For three centuries, members of the Religious Society of Friends (Quakers) have regularly met to worship in extended times of silence, punctuated by vocal testimony. Anyone can share. This practice reflects the Quaker rejection of hierarchy and the belief that God can speak through any person, regardless of gender, race, or class.
But in the late nineteenth century, revivalism swept through America, and some Quaker meetings began to hire pastors to preach and teach for the benefit of new members—a practice that spread rapidly. Today many Friends meetings have pastors, and in those congregations, the sermon has largely replaced or severely limited traditional Quaker worship.
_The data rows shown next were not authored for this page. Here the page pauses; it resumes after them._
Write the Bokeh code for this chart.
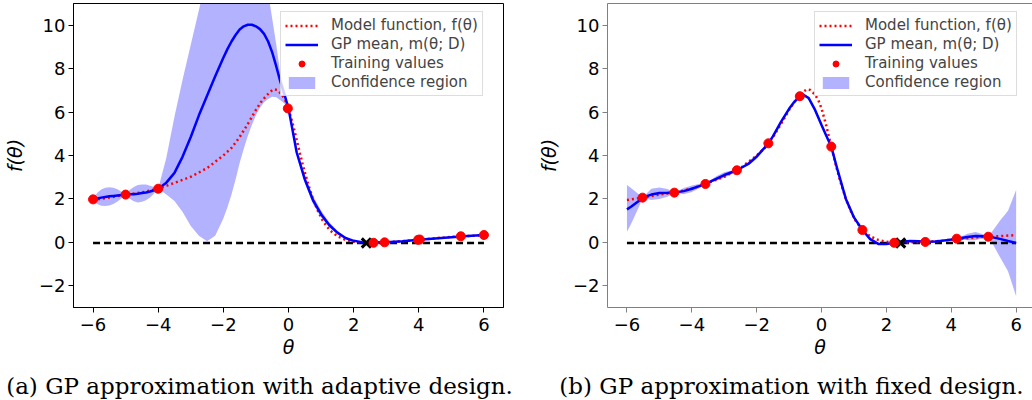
from bokeh.plotting import figure
from bokeh.models import Range1d, FixedTicker, LinearAxis, Legend, LegendItem, Label
from bokeh.layouts import column, row
from bokeh.embed import file_html
from bokeh.resources import INLINE

# ---------------- data ----------------
x_ticks = [-6, -4, -2, 0, 2, 4, 6]
x_tick_labels = ["\u22126", "\u22124", "\u22122", "0", "2", "4", "6"]
y_ticks = [-2, 0, 2, 4, 6, 8, 10]
y_tick_labels = ["\u22122", "0", "2", "4", "6", "8", "10"]

# model function f(theta) (same in both panels)
theta_model = [-6.0, -5.5, -5.0, -4.5, -4.0, -3.5, -3.0, -2.5, -2.0, -1.75, -1.5, -1.25,
               -1.0, -0.85, -0.7, -0.55, -0.45, -0.35, -0.2, -0.1, 0.0, 0.15, 0.3, 0.45,
               0.6, 0.75, 0.9, 1.05, 1.26, 1.5, 1.75, 2.0, 2.25, 2.5, 3.0, 3.5, 4.0, 4.5,
               5.0, 5.5, 6.0]
f_model = [1.95, 2.06, 2.2, 2.3, 2.47, 2.74, 3.02, 3.42, 4.0, 4.35, 4.85, 5.45,
           6.1, 6.45, 6.72, 6.95, 7.05, 7.02, 6.8, 6.55, 6.17, 5.35, 4.41, 3.5,
           2.7, 2.0, 1.45, 1.0, 0.57, 0.28, 0.11, 0.03, -0.01, -0.01, 0.01, 0.05, 0.12, 0.19,
           0.25, 0.29, 0.33]

threshold_theta = [-6.0, 6.0]
threshold_f = [-0.03, -0.03]

# (a) adaptive design
theta_a = [-6.0, -5.875, -5.75, -5.625, -5.5, -5.375, -5.25, -5.125, -5.0, -4.875, -4.75,
           -4.625, -4.5, -4.375, -4.25, -4.125, -4.0, -3.75, -3.5, -3.25, -3.0, -2.75, -2.5,
           -2.25, -2.0, -1.875, -1.75, -1.625, -1.5, -1.375, -1.25, -1.125, -1.0, -0.875,
           -0.75, -0.625, -0.5, -0.375, -0.25, -0.125, 0.0, 0.25, 0.5, 0.75,
           1.0, 1.25, 1.5, 1.75, 2.0, 2.25, 2.5, 2.75, 3.0, 3.5, 4.0, 4.5, 5.0, 5.5, 6.0]
mean_a = [1.98, 2.02, 2.06, 2.09, 2.12, 2.14, 2.16, 2.18, 2.2, 2.21, 2.22,
          2.24, 2.27, 2.3, 2.34, 2.4, 2.47, 2.75, 3.2, 3.95, 4.85, 5.85, 6.75,
          7.65, 8.5, 8.9, 9.25, 9.55, 9.8, 9.95, 10.02, 10.02, 9.95, 9.82,
          9.6, 9.25, 8.75, 8.1, 7.4, 6.82, 6.17, 4.15, 2.9, 1.95,
          1.3, 0.8, 0.45, 0.2, 0.07, 0.01, -0.02, -0.01, 0.01, 0.05, 0.12, 0.18, 0.24, 0.29, 0.34]
lower_a = [1.98, 1.77, 1.69, 1.67, 1.70, 1.77, 1.88, 2.03, 2.2, 2.01, 1.89,
           1.84, 1.87, 1.94, 2.07, 2.25, 2.47, 2.2, 1.9, 1.4, 0.75, 0.3, 0.05,
           0.3, 1.1, 1.62, 2.2, 2.9, 3.65, 4.3, 4.9, 5.4, 5.85, 6.2,
           6.45, 6.6, 6.7, 6.68, 6.55, 6.4, 6.17, 4.0, 2.72, 1.78,
           1.15, 0.68, 0.37, 0.15, 0.04, -0.01, -0.03, -0.02, 0.0, 0.03, 0.12, 0.16, 0.22, 0.28, 0.34]
upper_a = [1.98, 2.27, 2.43, 2.51, 2.54, 2.51, 2.44, 2.33, 2.2, 2.41, 2.55,
           2.64, 2.67, 2.66, 2.61, 2.55, 2.47, 3.9, 5.8, 7.5, 9.1, 10.7, 12.3,
           13.5, 14.5, 14.8, 15.0, 15.1, 15.2, 15.1, 15.0, 14.7, 14.2, 13.5,
           12.6, 11.5, 10.3, 9.1, 7.75, 7.05, 6.17, 4.35, 3.12, 2.15,
           1.47, 0.93, 0.53, 0.25, 0.10, 0.03, -0.01, 0.0, 0.02, 0.07, 0.12, 0.20, 0.26, 0.30, 0.34]
train_theta_a = [-6.0, -5.0, -4.0, -0.02, 2.61, 2.95, 3.98, 4.03, 5.29, 6.0]
train_f_a = [1.98, 2.2, 2.47, 6.17, -0.02, 0.0, 0.12, 0.13, 0.28, 0.34]
mark_theta_a = [2.39]
mark_f_a = [-0.03]

# (b) fixed design
theta_b = [-6.0, -5.875, -5.75, -5.625, -5.52, -5.25, -5.0, -4.75, -4.54, -4.25, -4.0, -3.75,
           -3.58, -3.25, -3.0, -2.75, -2.61, -2.25, -2.0, -1.85, -1.64, -1.5, -1.25, -1.0,
           -0.85, -0.67, -0.57, -0.4, -0.2, 0.0, 0.15, 0.3, 0.5, 0.75, 1.0, 1.26, 1.5, 1.75,
           2.0, 2.24, 2.5, 2.75, 3.0, 3.2, 3.5, 3.75, 4.0, 4.17, 4.5, 4.75, 5.0, 5.14, 5.25,
           5.5, 5.75, 6.0]
mean_b = [1.52, 1.64, 1.78, 1.92, 2.06, 2.2, 2.27, 2.28, 2.29, 2.36, 2.47, 2.6,
          2.69, 2.92, 3.1, 3.24, 3.32, 3.62, 3.95, 4.2, 4.56, 4.88, 5.55, 6.15,
          6.45, 6.73, 6.8, 6.65, 6.1, 5.4, 4.9, 4.41, 3.3, 2.0, 1.15, 0.57, 0.15, -0.07,
          -0.08, -0.02, 0.04, 0.06, 0.05, 0.03, 0.04, 0.08, 0.13, 0.17, 0.25, 0.29, 0.28, 0.26, 0.24,
          0.16, 0.06, -0.03]
lower_b = [0.49, 0.85, 1.25, 1.65, 2.06, 1.95, 2.0, 2.1, 2.29, 2.22, 2.32, 2.5,
           2.69, 2.82, 2.97, 3.16, 3.32, 3.54, 3.85, 4.14, 4.56, 4.82, 5.47, 6.08,
           6.41, 6.73, 6.76, 6.57, 6.0, 5.3, 4.84, 4.41, 3.22, 1.92, 1.09, 0.57, 0.1, -0.12,
           -0.12, -0.02, 0.01, 0.02, 0.03, 0.03, 0.0, 0.02, 0.1, 0.17, 0.1, 0.1, 0.2, 0.26, 0.0,
           -0.68, -1.33, -2.48]
upper_b = [2.64, 2.5, 2.35, 2.2, 2.06, 2.47, 2.53, 2.46, 2.29, 2.5, 2.62, 2.7,
           2.69, 3.04, 3.23, 3.32, 3.32, 3.72, 4.05, 4.27, 4.56, 4.94, 5.63, 6.22,
           6.5, 6.73, 6.84, 6.73, 6.2, 5.5, 4.96, 4.41, 3.38, 2.08, 1.21, 0.57, 0.2, -0.02,
           -0.04, -0.02, 0.07, 0.1, 0.07, 0.03, 0.08, 0.14, 0.16, 0.17, 0.4, 0.48, 0.36, 0.26, 0.48,
           1.0, 1.45, 2.41]
train_theta_b = [-5.52, -4.54, -3.58, -2.61, -1.64, -0.67, 0.30, 1.26, 2.24, 3.20, 4.17, 5.14]
train_f_b = [2.06, 2.29, 2.69, 3.32, 4.56, 6.73, 4.41, 0.57, -0.02, 0.02, 0.17, 0.26]
mark_theta_b = [2.44]
mark_f_b = [-0.03]

captions = ["(a) GP approximation with adaptive design.",
            "(b) GP approximation with fixed design."]
legend_labels = ["Model function, f(\u03b8)", "GP mean, m(\u03b8; D)",
                 "Training values", "Confidence region"]


def make_panel(theta, mean, lower, upper, tr_x, tr_y, mk_x, mk_y, frame_color,
               width, border_left, border_right, x_end):
    p = figure(width=width, height=360, x_range=Range1d(-6.6, x_end), y_range=Range1d(-3, 11),
               toolbar_location=None, output_backend="svg",
               min_border_left=border_left, min_border_right=border_right,
               min_border_top=3, min_border_bottom=53,
               x_axis_label="\u03b8", y_axis_label="f(\u03b8)")
    p.grid.visible = False
    p.background_fill_color = "white"
    p.border_fill_color = "white"

    band = p.varea(x=theta, y1=lower, y2=upper, fill_color="blue", fill_alpha=0.3)
    p.line(threshold_theta, threshold_f, line_color="black", line_width=2.5, line_dash="7 4")
    model = p.line(theta_model, f_model, line_color="red", line_width=2.5, line_dash="2 3")
    gp = p.line(theta, mean, line_color="blue", line_width=2.5)
    p.scatter(mk_x, mk_y, marker="x", size=13, line_color="black", line_width=3)
    pts = p.scatter(tr_x, tr_y, marker="circle", size=9, fill_color="red", line_color="red")

    for ax in (p.xaxis[0], p.yaxis[0]):
        ax.axis_line_color = frame_color
        ax.major_tick_line_color = frame_color
        ax.minor_tick_line_color = None
        ax.major_tick_out = 5
        ax.major_tick_in = 0
        ax.major_label_text_font = "DejaVu Sans"
        ax.major_label_text_font_size = "18px"
        ax.major_label_text_color = "black"
        ax.axis_label_text_font = "DejaVu Sans"
        ax.axis_label_text_font_size = "19px"
        ax.axis_label_text_font_style = "italic"
        ax.axis_label_text_color = "black"
    p.xaxis[0].ticker = FixedTicker(ticks=x_ticks)
    p.yaxis[0].ticker = FixedTicker(ticks=y_ticks)
    p.xaxis[0].major_label_overrides = {t: l for t, l in zip(x_ticks, x_tick_labels)}
    p.yaxis[0].major_label_overrides = {t: l for t, l in zip(y_ticks, y_tick_labels)}
    p.xaxis[0].major_label_standoff = 5
    p.yaxis[0].major_label_standoff = 3
    p.xaxis[0].axis_label_standoff = 2
    p.yaxis[0].axis_label_standoff = 10

    legend = Legend(items=[LegendItem(label=legend_labels[0], renderers=[model]),
                           LegendItem(label=legend_labels[1], renderers=[gp]),
                           LegendItem(label=legend_labels[2], renderers=[pts]),
                           LegendItem(label=legend_labels[3], renderers=[band])],
                    location=(207, 211), label_text_font="DejaVu Sans",
                    label_text_font_size="15px", glyph_width=33, glyph_height=15,
                    label_height=15, label_standoff=13, spacing=1, padding=4, margin=0,
                    border_line_color="#bbbbbb", border_line_width=1,
                    background_fill_color="white", background_fill_alpha=0.8)
    p.add_layout(legend)
    return p


pA = make_panel(theta_a, mean_a, lower_a, upper_a, train_theta_a, train_f_a,
                mark_theta_a, mark_f_a, "black", 510, 73, 7, 6.6)
pA.outline_line_color = "black"
pA.outline_line_width = 1

pB = make_panel(theta_b, mean_b, lower_b, upper_b, train_theta_b, train_f_b,
                mark_theta_b, mark_f_b, "#808080", 522, 97, 0, 6.505)
pB.outline_line_color = None
top_axis = LinearAxis(ticker=FixedTicker(ticks=[]), axis_line_color="#808080",
                      major_tick_line_color=None, minor_tick_line_color=None,
                      major_tick_out=0, major_label_standoff=0)
pB.add_layout(top_axis, "above")

pC = figure(width=1032, height=40, x_range=Range1d(0, 1032), y_range=Range1d(0, 40),
            toolbar_location=None, output_backend="svg", min_border=0,
            x_axis_location=None, y_axis_location=None)
pC.grid.visible = False
pC.outline_line_color = None
pC.add_layout(Label(x=259, y=15, text=captions[0], text_align="center",
                    text_baseline="alphabetic", text_font="DejaVu Serif",
                    text_font_size="23px", text_color="black"))
pC.add_layout(Label(x=791, y=15, text=captions[1], text_align="center",
                    text_baseline="alphabetic", text_font="DejaVu Serif",
                    text_font_size="23px", text_color="black"))

layout = column(row(pA, pB), pC)
open("out.html", "w").write(file_html(layout, INLINE))
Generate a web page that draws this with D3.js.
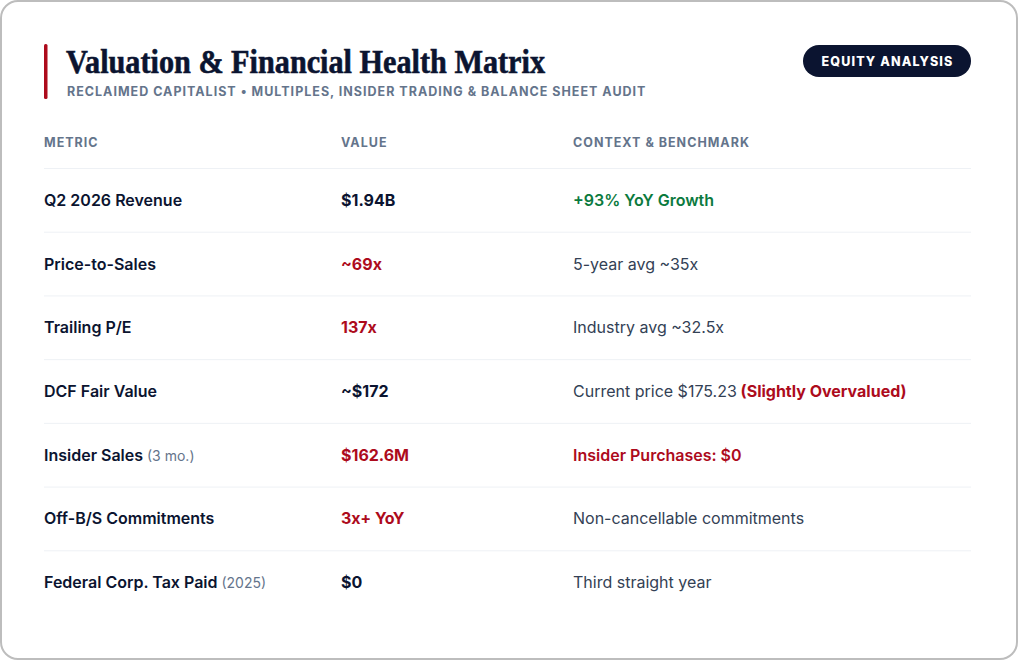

These changes have not been without controversy. There are those who feel that a professionalized clergy is incompatible with the ethos of historic Quakerism. On the other hand, there are some who believe that the pastoral system saved American Quakerism.
In this study, Derek Brown identifies patterns in Friends churches that have embraced a pastoral system, and he demonstrates how a Christ-centered Quaker pastoral theology might strengthen a church’s Quaker heritage while simultaneously increasing the effectiveness of its pastoral leadership.
As Friends seek to adapt to the needs of twenty-first-century America, they must enter into an ecclesiological conversation with their past practice, their present context, and their current condition. Consider this book a framework and guide for those discussions—the beginning of a journey.